Peter Pennoyer & Katie Ridder
New York City (1991)
A story in our October 1991 issue featured the Upper West Side apartment of House Beautiful’s then-contributing editor Katie Ridder and her architect husband, Peter Pennoyer. (The couple met, per the story, when Ridder was reporting on one of Pennoyer’s projects.) Self-proclaimed classicists, Pennoyer and Ridder built the apartment around storied antiques, and did so with creative personality—writer Janet Siroto said that “Both are unable to return from even the grungiest of basement thrift shops without a treasure-in-the-making.”
Thomas Jayne
New York City (1992)
After a stint at Parish-Hadley, the young designer Thomas Jayne was hard at work decorating the governor’s mansion in Richmond, Virginia, when House Beautiful featured his Greenwich Village apartment in their April 1991 issue.
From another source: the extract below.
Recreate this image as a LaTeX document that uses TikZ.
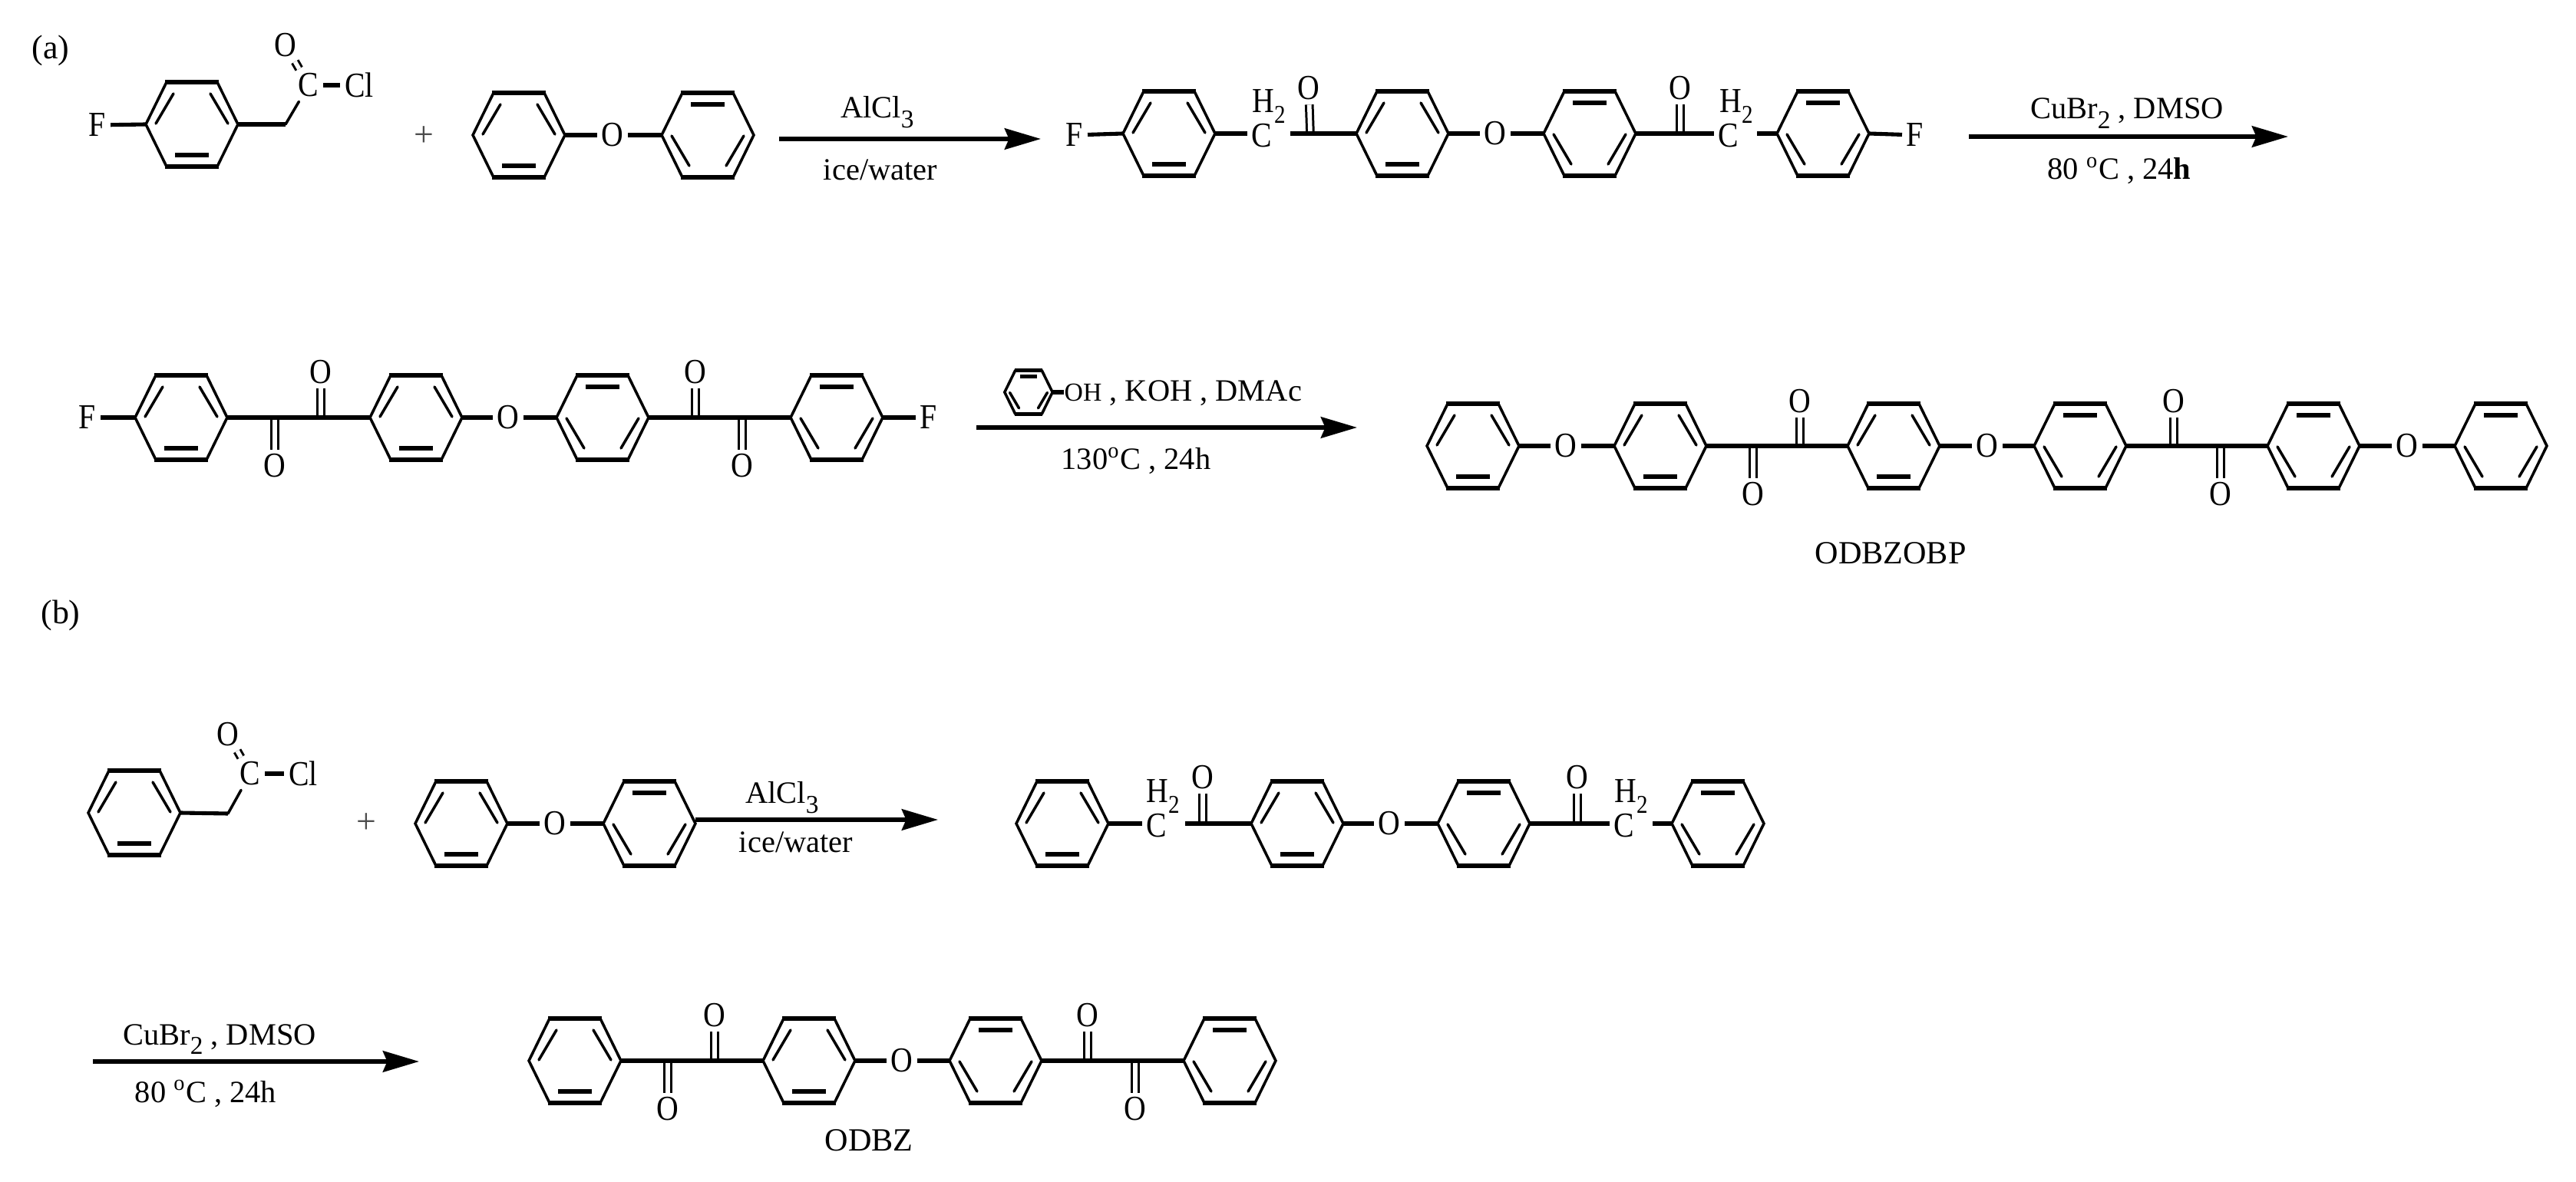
\documentclass[tikz,border=0pt]{standalone}
\usepackage{fontspec}
\usepackage{graphicx}
\setmainfont{Liberation Serif}
\usetikzlibrary{arrows.meta}
\newcommand\atomtxt[1]{\scalebox{.87}[1]{#1}}
\newcommand\subtwo[1]{\raisebox{-.3em}{\fontsize{9.5}{10}\selectfont #1}}
\newcommand\atm[4]{\node[atom] (#1) at (#2,#3) {\atomtxt{#4}};}
\newcommand\chtwo[3]{\node[atom,anchor=base] (#1) at (#2,#3) {\atomtxt{H\subtwo{2}}};}
\tikzset{
  bond/.style={line width=1pt,line join=miter,line cap=round},
  hb/.style={line width=1.45pt},
  dbl/.style={line width=.85pt,double,double distance=1.6pt},
  rxn/.style={line width=1.55pt,-{Stealth[length=13.4pt,width=7.8pt,inset=1.6pt]}},
  atom/.style={font=\fontsize{13}{15}\selectfont,inner sep=1.7pt,outer sep=0pt},
  reagent/.style={font=\fontsize{11.5}{14}\selectfont,inner sep=0pt,anchor=base},
  plus/.style={font=\fontsize{13}{15}\selectfont,text=black!70,inner sep=0pt},
  panel/.style={font=\fontsize{12.5}{15}\selectfont,inner sep=0pt},
  benzA/.pic={
    \coordinate (-w) at (-60,0); \coordinate (-e) at (60,0);
    \draw[bond] (-33,-55)--(-60,0)--(-33,55) (33,-55)--(60,0)--(33,55);
    \draw[hb] (-35,-55)--(35,-55) (-35,55)--(35,55);
    \draw[bond] (-24,-40)--(-47,-1) (24,-40)--(47,-1);
    \draw[hb] (-22,40)--(22,40);
  },
  benzB/.pic={
    \coordinate (-w) at (-60,0); \coordinate (-e) at (60,0);
    \draw[bond] (-33,-55)--(-60,0)--(-33,55) (33,-55)--(60,0)--(33,55);
    \draw[hb] (-35,-55)--(35,-55) (-35,55)--(35,55);
    \draw[bond] (-24,40)--(-47,1) (24,40)--(47,1);
    \draw[hb] (-22,-40)--(22,-40);
  }
}
\begin{document}
\begin{tikzpicture}[x=0.01cm,y=-0.01cm]
\fill[white,use as bounding box] (0,0) rectangle (3356,1540);

% ---------- panel (a), first row
\node[panel] (pa) at (66,66) {(a)};
\atm{fa}{127}{163}{F}
\pic (r1) at (250,162) {benzA};
\coordinate (v1) at (372,162);
\atm{c1}{402}{111}{C}
\atm{o1}{372}{59}{O}
\atm{cl1}{468}{111}{Cl}
\draw[hb] (fa) -- (r1-w);
\draw[hb] (r1-e) -- (v1);
\draw[bond] (v1) -- (c1);
\draw[dbl] (c1) -- (o1);
\draw[hb] (c1) -- (cl1);
\node[plus] (p1) at (552,178) {+};
\pic (r2) at (676,176) {benzA};
\atm{e1}{798}{176}{O}
\pic (r3) at (922,176) {benzB};
\draw[hb] (r2-e) -- (e1);
\draw[hb] (e1) -- (r3-w);
\coordinate (a1s) at (1015,181); \coordinate (a1e) at (1356,181);
\draw[rxn] (a1s) -- (a1e);
\node[reagent] (t1) at (1143,154) {AlCl\subtwo{3}};
\node[reagent] (t2) at (1147,235) {ice/water};

\atm{fb}{1400}{176}{F}
\pic (r4) at (1523,174) {benzA};
\atm{c2}{1644}{177}{C}
\chtwo{h1}{1653}{147}
\coordinate (k1) at (1707,174);
\atm{o2}{1705}{115}{O}
\pic (r5) at (1827,174) {benzA};
\atm{e2}{1948}{174}{O}
\pic (r6) at (2071,174) {benzB};
\coordinate (k2) at (2189,174);
\atm{o3}{2189}{115}{O}
\atm{c3}{2252}{177}{C}
\chtwo{h2}{2262}{147}
\pic (r7) at (2375,174) {benzB};
\atm{fc}{2495}{176}{F}
\draw[dbl] (k1) -- (o2);
\draw[dbl] (k2) -- (o3);
\draw[hb] (fb) -- (r4-w);
\draw[hb] (r4-e) -- (r4-e -| c2.west);
\draw[hb] ([xshift=0.18cm]c2.east |- r5-w) -- (r5-w);
\draw[hb] (r5-e) -- (e2);
\draw[hb] (e2) -- (r6-w);
\draw[hb] (r6-e) -- (r6-e -| c3.west);
\draw[hb] ([xshift=0.18cm]c3.east |- r7-w) -- (r7-w);
\draw[hb] (r7-e) -- (fc);
\coordinate (a2s) at (2565,178); \coordinate (a2e) at (2981,178);
\draw[rxn] (a2s) -- (a2e);
\node[reagent] (t3) at (2771,155) {CuBr\subtwo{2} , DMSO};
\node[reagent] (t4) at (2761,234) {80 \textsuperscript{o}C , 24\textbf{h}};

% ---------- panel (a), second row
\atm{fd}{114}{544}{F}
\pic (r8) at (236,544) {benzA};
\coordinate (k3) at (358,544);
\atm{o4}{358}{607}{O}
\coordinate (k4) at (418,544);
\atm{o5}{418}{485}{O}
\pic (r9) at (542,544) {benzA};
\atm{e3}{662}{544}{O}
\pic (r10) at (785,544) {benzB};
\coordinate (k5) at (906,544);
\atm{o6}{906}{485}{O}
\coordinate (k6) at (967,544);
\atm{o7}{967}{607}{O}
\pic (r11) at (1090,544) {benzB};
\atm{fe}{1210}{544}{F}
\draw[dbl] (k3) -- (o4);
\draw[dbl] (k4) -- (o5);
\draw[dbl] (k5) -- (o6);
\draw[dbl] (k6) -- (o7);
\draw[hb] (fd) -- (r8-w);
\draw[hb] (r8-e) -- (r9-w);
\draw[hb] (r9-e) -- (e3);
\draw[hb] (e3) -- (r10-w);
\draw[hb] (r10-e) -- (r11-w);
\draw[hb] (r11-e) -- (fe);

\pic[scale=.52] (ph) at (1340,511) {benzB};
\node[reagent,anchor=base west] (t5) at (1386,523) {{\fontsize{9.6}{11}\selectfont OH} , KOH , DMAc};
\draw[hb] (ph-e) -- (ph-e -| t5.west);
\coordinate (a3s) at (1272,557); \coordinate (a3e) at (1768,557);
\draw[rxn] (a3s) -- (a3e);
\node[reagent] (t6) at (1480,612) {130\textsuperscript{o}C , 24h};

\pic (r12) at (1919,581) {benzA};
\atm{e4}{2040}{581}{O}
\pic (r13) at (2163,581) {benzA};
\coordinate (k7) at (2284,581);
\atm{o8}{2284}{644}{O}
\coordinate (k8) at (2345,581);
\atm{o9}{2345}{523}{O}
\pic (r14) at (2467,581) {benzA};
\atm{e5}{2589}{581}{O}
\pic (r15) at (2710,581) {benzB};
\coordinate (k9) at (2832,581);
\atm{o10}{2832}{523}{O}
\coordinate (k10) at (2893,581);
\atm{o11}{2893}{644}{O}
\pic (r16) at (3014,581) {benzB};
\atm{e6}{3136}{581}{O}
\pic (r17) at (3258,581) {benzB};
\draw[dbl] (k7) -- (o8);
\draw[dbl] (k8) -- (o9);
\draw[dbl] (k9) -- (o10);
\draw[dbl] (k10) -- (o11);
\draw[hb] (r12-e) -- (e4);
\draw[hb] (e4) -- (r13-w);
\draw[hb] (r13-e) -- (r14-w);
\draw[hb] (r14-e) -- (e5);
\draw[hb] (e5) -- (r15-w);
\draw[hb] (r15-e) -- (r16-w);
\draw[hb] (r16-e) -- (e6);
\draw[hb] (e6) -- (r17-w);
\node[reagent,font=\fontsize{12}{14}\selectfont] (t7) at (2463,735) {ODBZOBP};

% ---------- panel (b), first row
\node[panel] (pb) at (79,802) {(b)};
\pic (b1) at (175,1059) {benzA};
\coordinate (v2) at (297,1060);
\atm{c4}{326}{1008}{C}
\atm{o12}{297}{957}{O}
\atm{cl2}{395}{1008}{Cl}
\draw[hb] (b1-e) -- (v2);
\draw[bond] (v2) -- (c4);
\draw[dbl] (c4) -- (o12);
\draw[hb] (c4) -- (cl2);
\node[plus] (p2) at (477,1073) {+};
\pic (b2) at (601,1073) {benzA};
\atm{e7}{723}{1073}{O}
\pic (b3) at (846,1073) {benzB};
\draw[hb] (b2-e) -- (e7);
\draw[hb] (e7) -- (b3-w);
\coordinate (a4s) at (906,1068); \coordinate (a4e) at (1222,1068);
\draw[rxn] (a4s) -- (a4e);
\node[reagent] (t8) at (1019,1047) {AlCl\subtwo{3}};
\node[reagent] (t9) at (1037,1110) {ice/water};

\pic (b4) at (1384,1073) {benzA};
\atm{c5}{1507}{1076}{C}
\chtwo{h3}{1515}{1046}
\coordinate (k11) at (1567,1073);
\atm{o13}{1567}{1013}{O}
\pic (b5) at (1690,1073) {benzA};
\atm{e8}{1810}{1073}{O}
\pic (b6) at (1933,1073) {benzB};
\coordinate (k12) at (2055,1073);
\atm{o14}{2055}{1013}{O}
\atm{c6}{2116}{1076}{C}
\chtwo{h4}{2125}{1046}
\pic (b7) at (2238,1073) {benzB};
\draw[dbl] (k11) -- (o13);
\draw[dbl] (k12) -- (o14);
\draw[hb] (b4-e) -- (b4-e -| c5.west);
\draw[hb] ([xshift=0.18cm]c5.east |- b5-w) -- (b5-w);
\draw[hb] (b5-e) -- (e8);
\draw[hb] (e8) -- (b6-w);
\draw[hb] (b6-e) -- (b6-e -| c6.west);
\draw[hb] ([xshift=0.18cm]c6.east |- b7-w) -- (b7-w);

% ---------- panel (b), second row
\coordinate (a5s) at (121,1383); \coordinate (a5e) at (546,1383);
\draw[rxn] (a5s) -- (a5e);
\node[reagent] (t10) at (286,1361) {CuBr\subtwo{2} , DMSO};
\node[reagent] (t11) at (268,1436) {80 \textsuperscript{o}C , 24h};

\pic (b8) at (749,1382) {benzA};
\coordinate (k13) at (870,1382);
\atm{o15}{870}{1445}{O}
\coordinate (k14) at (931,1382);
\atm{o16}{931}{1323}{O}
\pic (b9) at (1054,1382) {benzA};
\atm{e9}{1175}{1382}{O}
\pic (b10) at (1297,1382) {benzB};
\coordinate (k15) at (1417,1382);
\atm{o17}{1417}{1323}{O}
\coordinate (k16) at (1479,1382);
\atm{o18}{1479}{1445}{O}
\pic (b11) at (1602,1382) {benzB};
\draw[dbl] (k13) -- (o15);
\draw[dbl] (k14) -- (o16);
\draw[dbl] (k15) -- (o17);
\draw[dbl] (k16) -- (o18);
\draw[hb] (b8-e) -- (b9-w);
\draw[hb] (b9-e) -- (e9);
\draw[hb] (e9) -- (b10-w);
\draw[hb] (b10-e) -- (b11-w);
\node[reagent,font=\fontsize{12}{14}\selectfont] (t12) at (1132,1499) {ODBZ};
\end{tikzpicture}
\end{document}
Religious prints, reflecting his Episcopalian upbringing, cover the walls. Removing the old carpeting, he discovered the original 1929 cork flooring and buffed it to a “mellow, leatherlike shine,” wrote editor Dana Caponigro.
Manuel Canovas
Paris (1992)
A two-story apartment in Paris, flooded with sunlight and opening to the Champ de Mars gardens near the Eiffel Tower, was the residence of textile designer Manuel Canovas and his family, featured in House Beautiful’s June 1992 issue. On a background of the yellows, soft reds, and blues of 18th-century France, he splashed oversized patterns—his controversial signature style. “We love to sit here,” he told HB. “I think it proves you should do what you like and not what’s expected.”
Albert Hadley
Connecticut (1992)
While very much entrenched in New York City life as a partner at Parish-Hadley, Albert Hadley found his getaway en route to a library book sale in Connecticut. There, a 19th-century Italianate Victorian house with clematis vines climbing the porch called his name. Moving right in with his collection of family heirlooms, comfortable chairs, shiny objects, and (inanimate decorative) animals, the house exuded a comfortable elegance right away and was featured in our October 1992 issue.
Bunny Williams
Connecticut (1994)
“Weekend guests never want to leave the rambling old house in rural Connecticut where New York decorator Bunny Williams cultivates eternal summer,” wrote Christine Pittel in the July 1994 issue of House Beautiful. It’s a home the designer still owns and cherishes, but one that has surely evolved in the 30 years since the story debuted. Back then, it was defined by her preferred “in-between colors:” a papery peachy-pink in the living room, a glazed blue-green in the library, plus umpteen old treasures and spoils from her favorite sport—antiquing.
Albert Hadley
New York City (1996)
Apart from his rural retreat featured a few years prior, Hadley also kept a modest three-room apartment on NYC’s Upper East Side, where he lived for twenty years. Bolstered by an extensive renovation—wherein, for example, one doorway was moved five inches to line up with another— and regular redecorating, this landing pad was exhibited in our November 1996 issue, all tailored classicism with hits of Hadley’s favorite “four-alarm red.”
Thomas O’Brien
New York City (1998)
“In his own heavenly high-rise apartment,” wrote Carol Prisant in our November 1998 issue, “New York designer Thomas O'Brien practices just what he preaches: a kind of modern, millennial faith in aesthetic restraint and redemptive rehabilitation.” The living room’s soaring 18-foot ceilings reminded the designer of a chapel, and he covered the walls in a creamy white paint that skewed gray in the rain and glowed at night.
Victoria Hagan
Long Island, NY (1999)
Styled after the classic shingled farmhouses of the region, the Hamptons home of designer Victoria Hagan and her husband, publisher Michael Berman, was built new in 1997 by the architect Darren Helgeson and promptly furnished, photographed, and featured in the June 1999 issue of House Beautiful. Eight shades of white paint give it Hagan’s characteristically polished glow, while the furnishings are a true mix. "There are no rules that govern what I put in a room. I rely totally on instinct," Hagan told House Beautiful.
John Rosselli
New Jersey (1999)
As co-owner of Treillage, the storied garden shop, John Rosselli traveled the world in search of antiques (with his future wife and the shop’s co-owner, Bunny Williams). These were then marketed to his own clients or brought back to the trio of farm buildings Rosselli inherited from his family. “After a decade in the small-scale rooms of the 1880s Italianate brick house where he grew up, he began remodeling the poultry barn for guests and soon realized that he preferred the high-ceilinged new spaces for his characteristically large-scale furniture,” wrote Elizabeth H. Hunter in the September 1999 issue of House Beautiful. “So Rosselli put his guests in the brick building, and the henhouse became his own resplendent three-room retreat.”